We don't write to print things any more. Oh, we might actually print stuff now and then, but only for
special purposes such as homework. (But teachers are happy to get your homework as e-mail, right?)
We write for e-mail, for Facebook, for quick text messages. It's about time we jettisoned Word and all the
things it stands for. Chances are, a program now on your computer has perfectly good spell checking and other word-processor
features built in.
That's right. This replacement for Word is your e-mail program. To create a document for your own use, type
whatever you want in an e-mail message, but save it as a draft instead of sending it. That automatically sticks it in your mail's
Drafts folder.
Some e-mail programs have a toolbar button called "Save as Draft" and others just have it in their File
menu. Sometimes all you have to do is press the key combination for saving something (such as Cmd-S or Ctrl-S) and you've created
a draft right then and there. If you turn on "HTML" or "rich text" in the options or preferences, you'll be able to put photos
and colored type in your texts, too.

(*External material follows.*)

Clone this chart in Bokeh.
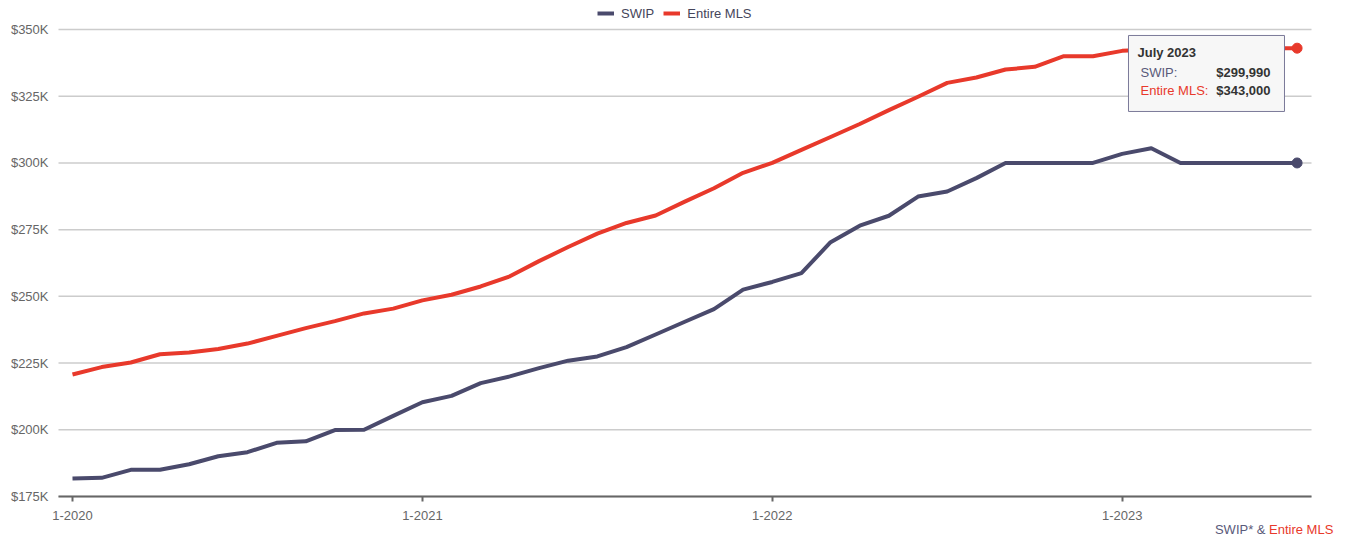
from bokeh.plotting import figure
from bokeh.models import (Range1d, FixedTicker, Legend, LegendItem, Label,
                          BoxAnnotation)
from bokeh.embed import file_html
from bokeh.resources import INLINE

# ---------------- data ----------------
months = [f"{y}-{m:02d}" for y in (2020, 2021, 2022, 2023) for m in range(1, 13)][:43]
swip = [181700, 182000, 185000, 185000, 187100, 190100, 191600, 195100, 195700,
        199900, 200000, 205200, 210300, 212700, 217500, 220000, 223100, 225900,
        227500, 231000, 235700, 240500, 245200, 252500, 255400, 258700, 270300,
        276500, 280200, 287400, 289300, 294300, 300000, 300000, 300000, 300000,
        303400, 305500, 300000, 300000, 300000, 300000, 299990]
mls = [220700, 223500, 225200, 228300, 229000, 230300, 232300, 235200, 238100,
       240700, 243600, 245400, 248500, 250600, 253700, 257500, 263200, 268500,
       273500, 277500, 280300, 285500, 290500, 296300, 300000, 304900, 309700,
       314600, 319800, 324800, 330000, 332000, 335000, 336000, 340000, 340000,
       342000, 342500, 343000, 342500, 343000, 343000, 343000]
x_tick_pos = [0, 12, 24, 36]
x_tick_labels = ["1-2020", "1-2021", "1-2022", "1-2023"]
y_ticks = [175000, 200000, 225000, 250000, 275000, 300000, 325000, 350000]
y_tick_labels = ["$175K", "$200K", "$225K", "$250K", "$275K", "$300K", "$325K", "$350K"]
series_names = ["SWIP", "Entire MLS"]
tooltip_title = "July 2023"
footnote_left = "SWIP* &"

# ---------------- styles / geometry ----------------
FONT = "Liberation Sans"
C_SWIP = "#4a4a6c"
C_MLS = "#e8392b"

x = list(range(len(months)))
W, H = 1346, 537
BAND_W, BAND_H = 1253, 467          # plotting band (px)
PAD_L, PAD_R, PAD_T, PAD_B = 58, 35, 29, 41
band_left, band_right = -0.48, 42.494
v_lo, v_hi = y_ticks[0], y_ticks[-1]
px_x = BAND_W / (band_right - band_left)
per_px = (v_hi - v_lo) / BAND_H
x0 = band_left - PAD_L / px_x
x1 = band_right + PAD_R / px_x
y0 = v_lo - PAD_B * per_px
y1 = v_hi + PAD_T * per_px

p = figure(frame_width=W, frame_height=H, output_backend="svg",
           toolbar_location=None, x_range=Range1d(x0, x1), y_range=Range1d(y0, y1),
           min_border=0)
p.outline_line_color = None
p.background_fill_color = "white"
p.border_fill_color = "white"

# grid lines across the band
n = len(y_ticks)
p.segment(x0=[band_left] * n, y0=y_ticks, x1=[band_right] * n, y1=y_ticks,
          line_color="#cccccc", line_width=1.5)
p.xgrid.grid_line_color = None
p.ygrid.grid_line_color = None

# axes
p.xaxis.fixed_location = v_lo
p.xaxis.bounds = (band_left, band_right)
p.xaxis.ticker = FixedTicker(ticks=x_tick_pos)
p.xaxis.major_label_overrides = {t: l for t, l in zip(x_tick_pos, x_tick_labels)}
p.xaxis.axis_line_color = "#666666"
p.xaxis.axis_line_width = 2
p.xaxis.major_tick_line_color = "#666666"
p.xaxis.major_tick_line_width = 2
p.xaxis.major_tick_out = 5
p.xaxis.major_tick_in = 0
p.xaxis.minor_tick_line_color = None
p.xaxis.major_label_standoff = 9
p.xaxis.major_label_text_font = FONT
p.xaxis.major_label_text_font_size = "13px"
p.xaxis.major_label_text_color = "#666666"

p.yaxis.fixed_location = band_left
p.yaxis.ticker = FixedTicker(ticks=y_ticks)
p.yaxis.major_label_overrides = {t: l for t, l in zip(y_ticks, y_tick_labels)}
p.yaxis.axis_line_color = None
p.yaxis.major_tick_line_color = None
p.yaxis.minor_tick_line_color = None
p.yaxis.major_label_standoff = 4
p.yaxis.major_label_text_font = FONT
p.yaxis.major_label_text_font_size = "13px"
p.yaxis.major_label_text_color = "#666666"

# lines
r_swip = p.line(x, swip, line_color=C_SWIP, line_width=4, line_join="round")
r_mls = p.line(x, mls, line_color=C_MLS, line_width=4, line_join="round")
p.scatter([x[-1]], [swip[-1]], size=10, color=C_SWIP)
p.scatter([x[-1]], [mls[-1]], size=10, color=C_MLS)

# legend at top centre
legend = Legend(items=[LegendItem(label=series_names[0], renderers=[r_swip]),
                       LegendItem(label=series_names[1], renderers=[r_mls])],
                orientation="horizontal", location=(597, H - 23),
                label_text_font=FONT, label_text_font_size="13px",
                label_text_color="#45455a", glyph_width=17, glyph_height=20,
                label_height=20, label_standoff=7, spacing=9, padding=0, margin=0,
                border_line_color=None, background_fill_alpha=0)
p.add_layout(legend, "center")

# tooltip anchored to last point
px_y = 1.0 / per_px
ax, ay = x[-1], mls[-1]
box = BoxAnnotation(left=ax - 168.6 / px_x, right=ax - 12.6 / px_x,
                    top=ay + 12.7 / px_y, bottom=ay - 63.3 / px_y,
                    fill_color="#f7f7f7", fill_alpha=1.0,
                    line_color="#7b7a99", line_width=1, line_alpha=1.0)
p.add_layout(box)

def lab(text, dx, dy, color, bold=False, align="left"):
    p.add_layout(Label(x=ax, y=ay, x_offset=dx, y_offset=dy, text=text,
                       text_font=FONT, text_font_size="13px", text_color=color,
                       text_font_style="bold" if bold else "normal",
                       text_align=align, text_baseline="middle"))

lab(tooltip_title, -159.6, -4, "#333333", bold=True)
lab(series_names[0] + ":", -156.6, -24, "#5a5a7a")
lab(f"${swip[-1]:,.0f}", -26.6, -24, "#333333", bold=True, align="right")
lab(series_names[1] + ":", -156.6, -42.5, C_MLS)
lab(f"${mls[-1]:,.0f}", -26.6, -42.5, "#333333", bold=True, align="right")

# footnote bottom-right
p.add_layout(Label(x=x1, y=y0, x_offset=-77.5, y_offset=8, text=series_names[1],
                   text_font=FONT, text_font_size="13px", text_color=C_MLS,
                   text_align="left", text_baseline="middle"))
p.add_layout(Label(x=x1, y=y0, x_offset=-81, y_offset=8, text=footnote_left,
                   text_font=FONT, text_font_size="13px", text_color="#5a5a7a",
                   text_align="right", text_baseline="middle"))

open("out.html", "w").write(file_html(p, INLINE))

Mac users can single click on a word, press Ctrl-Cmd-D and get a quick dictionary
definition, too.
Hold on a minute. Why a "draft"? Why can't you just write a message and mail it to yourself? Lots of people
do that; they tell me they do it every time I talk about this in a class or lecture. There's nothing wrong with it -- but nothing
right with it either. Think about it: Mailing something that you already have just so you can have it is ... well, a little
daffy.
Ahem. With these things you have written in your Drafts folder -- with the notes on what you need to do
before you leave on vacation again, with your list of suggestions for the next meeting of the Elks Club, things like that -- what
should you do to keep them organized?
That's easy. You create folders in the left pane of your e-mail window, giving them specific names
("Vacation prep" and "Elks Club," maybe) and then drag the appropriate drafts into their folders. Then, later, just click on them
to read them or to add to them.
Easy, right? To me and maybe to you, the best thing about this plan is that all the stuff you save is
right at hand. No hunting through your hard drive looking for something you wrote with Microsoft Word.
And -- this is really cool -- when you actually need to e-mail that document to someone, it's right there
in your e-mail. Just put an address on the top, tell your mail software you want to send the message (I have to click "Send
again" in mine, even though I haven't sent it before -- duh!) and send it along.
Life can be easy sometimes. Ditch that old word processor. You'll be glad you did.